# Converting edge from 20 to 15 degrees + advice



## coachbb (Feb 12, 2013)

Hi All, been reading for some time know, thought I would try to get some specifics answered from the pros. Over the past two years I have started to buy some better knives (Mac Pro MTH-80 and BON-60). I am going to add a petty or utility here very shortly. I have a set of Henckels International that I bought 10 years ago. I would like to shapren these as best as possible until they are replaced with better ones. I have read many posts from all of you about sharpening and I think FOR ME I would like to go with a Chef's Choice for ease of use. BDL has suggested models (15XV, 315S, & 316) for possible use with my MAC's. Can I use any of these models to satisfactory change my edge on the henckles or should I get the 1520 to use to keep the 20 degree edge on the Henckels. I would like to save a little money and go with the 315S to sharpen both.

Also, for me I like how my Mac's perform but I would like something more asthetically pleasing. I was looking at the JCK Gekko for a petty. Could I use the CC 315S to sharpen that as well?

I know many suggest other systems to sharpen but for me right now I think I am leaning towards the CC's.

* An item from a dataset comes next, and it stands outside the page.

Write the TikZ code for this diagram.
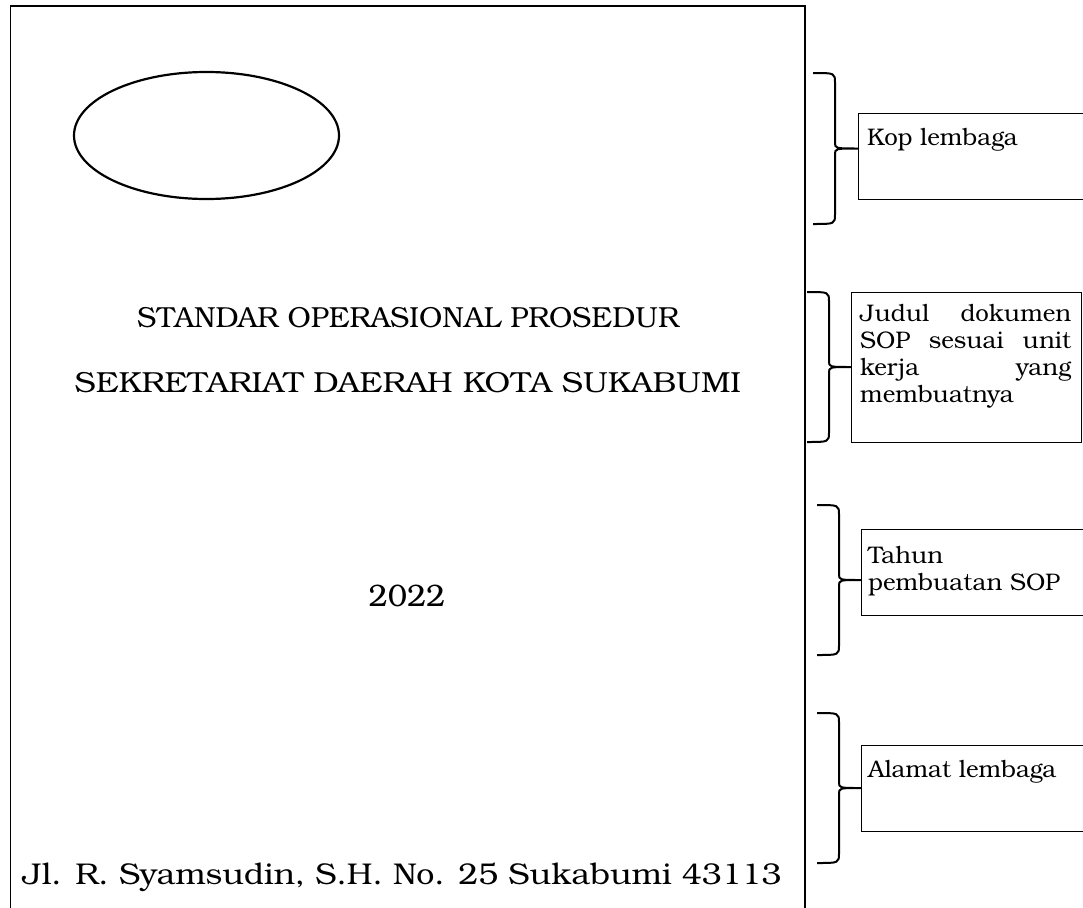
\documentclass[tikz,border=0pt]{standalone}
\usepackage{fontspec}
\setmainfont{TeX Gyre Bonum}
\tikzset{
  frame/.style={draw=black, line width=1.1pt},
  box/.style={draw=black, line width=1.1pt, inner sep=0pt},
  lbl/.style={inner sep=0pt, font=\fontsize{24}{27}\selectfont},
  bracestyle/.style={draw=black, line width=2pt, line join=round},
  ell/.style={draw=black, line width=2.2pt},
  title/.style={inner sep=0pt, font=\fontsize{29}{34}\selectfont},
}
\newcommand\curlybrace[5]{%
  \draw[bracestyle] (#1,#3) .. controls (#2,#3) and (#2,#3) .. (#2,#3+10)
    -- (#2,{(#3+#4)/2-6}) .. controls (#2,{(#3+#4)/2}) .. (#5,{(#3+#4)/2})
    .. controls (#2,{(#3+#4)/2}) .. (#2,{(#3+#4)/2+6})
    -- (#2,#4-10) .. controls (#2,#4) and (#2,#4) .. (#1,#4);}
\begin{document}
\begin{tikzpicture}[x=1pt,y=-1pt]
\useasboundingbox (0,0) rectangle (1083,907);
\clip (0,0) rectangle (1083,907);
% page frame
\draw[frame] (10.5,915) -- (10.5,6) -- (805,6) -- (805,915);
% logo ellipse
\draw[ell] (206.5,135.5) ellipse [x radius=132.5, y radius=63.5];
% main texts
\node[title, anchor=base] (h1) at (408,327) {STANDAR OPERASIONAL PROSEDUR};
\node[title, anchor=base] (h2) at (408,392) {\addfontfeatures{FakeStretch=1.1}SEKRETARIAT DAERAH KOTA SUKABUMI};
\node[title, anchor=base, font=\fontsize{31}{36}\selectfont] (yr) at (407,606) {2022};
\node[title, anchor=base, font=\fontsize{30}{34}\selectfont] (adr) at (402,884) {\addfontfeatures{FakeStretch=1.07}Jl. R. Syamsudin, S.H. No. 25 Sukabumi 43113};
% annotation boxes
\node[box, anchor=north west, minimum width=240, minimum height=86] (b1) at (858,113) {};
\node[box, anchor=north west, minimum width=230, minimum height=150] (b2) at (851,292) {};
\node[box, anchor=north west, minimum width=240, minimum height=86] (b3) at (861,529) {};
\node[box, anchor=north west, minimum width=240, minimum height=86] (b4) at (861,745) {};
\node[lbl, anchor=base west] (t1) at (867,145) {Kop lembaga};
\node[lbl, anchor=north west, text width=211, align=justify] (t2) at (860,304)
  {Judul dokumen\linebreak SOP sesuai unit\linebreak kerja yang\linebreak membuatnya};
\node[lbl, anchor=base west, align=left] (t3) at (868,590) {Tahun\\pembuatan SOP};
\node[lbl, anchor=base west] (t4) at (868,777) {Alamat lembaga};
% braces
\curlybrace{813}{835}{73}{224}{858}
\curlybrace{807}{829}{292}{442}{851}
\curlybrace{817}{839}{505}{655}{861}
\curlybrace{817}{839}{713}{863}{861}
\end{tikzpicture}
\end{document}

Thanks for any help and advice.


----------



## mrmnms (Nov 28, 2012)

Unless you're a light user , the edges won't hold up well at 15 degrees, but they will take the new angle. The steel is a bit soft. You can alway go back to 20 degrees or put a micro bevel on them. Go easy on your boards and enjoy them until you upgrade.


----------



## coachbb (Feb 12, 2013)

Thanks for the help Mrmnms!

Any others out there that could help me out?

I am still leaning towards JCK's 140mm Gekko just to have something a little more of a "looker" as compared to my Mac's.


----------



## franzb69 (Jul 9, 2012)

i would start thinning behind the edge first, taking off the shoulders then establishing your own desired bevel after.


----------



## mrmnms (Nov 28, 2012)

Chefknivestogo has a good selection of petty and paring knives. Some pretty cool knives in different price ranges if you're looking to upgrade.


----------



## scribble (Dec 21, 2012)

FranzB69 said:


> i would start thinning behind the edge first, taking off the shoulders then establishing your own desired bevel after.


Could you elaborate on this a bit more. I have an edge pro so setting an exact angle is no problem for me but I am thinking of thining out my current POS blade and setting a greater angle then the 17 deg to make it last a bit longer between sharpening sessions,


----------



## franzb69 (Jul 9, 2012)

if the angle is greater than the current edge then just go ahead and do your desired angle.


----------



## boar_d_laze (Feb 13, 2008)

I wouldn't bother doing too much with a Henckels International. I certainly wouldn't bother thinning it -- whether "behind the edge," or anywhere else.

Internationals aren't good candidates for a more acute bevel angle either.

They're very soft, the edges collapse easily, and they need way too much steeling as it is. They also don't take an edge very well. Going to the trouble of sharpening one on an EP is marginal in my opinion.

Your best bet is using something something very aggressive like a Chantry or an AccuSharp -- until the knife is used up. FWIW, Chantrys are amazing, but not cheap. Too bad they're so expensive. Too bad they eat knives. Too bad a Chantry edge is so coarse.

On the other hand, the AccuSharp is not only cheap but *As Seen On TV*. Not to mention that you can get one in "Camo," which ought to make Ted Nugent feel all warm and fuzzy. Ted Nugent notwithstanding, the same caveats apply to the AccuSharp as to the Chantry.

And let's not forget the Samurai Pro. Robert Irvine may have padded his resume, but he has feelings too.

BDL


----------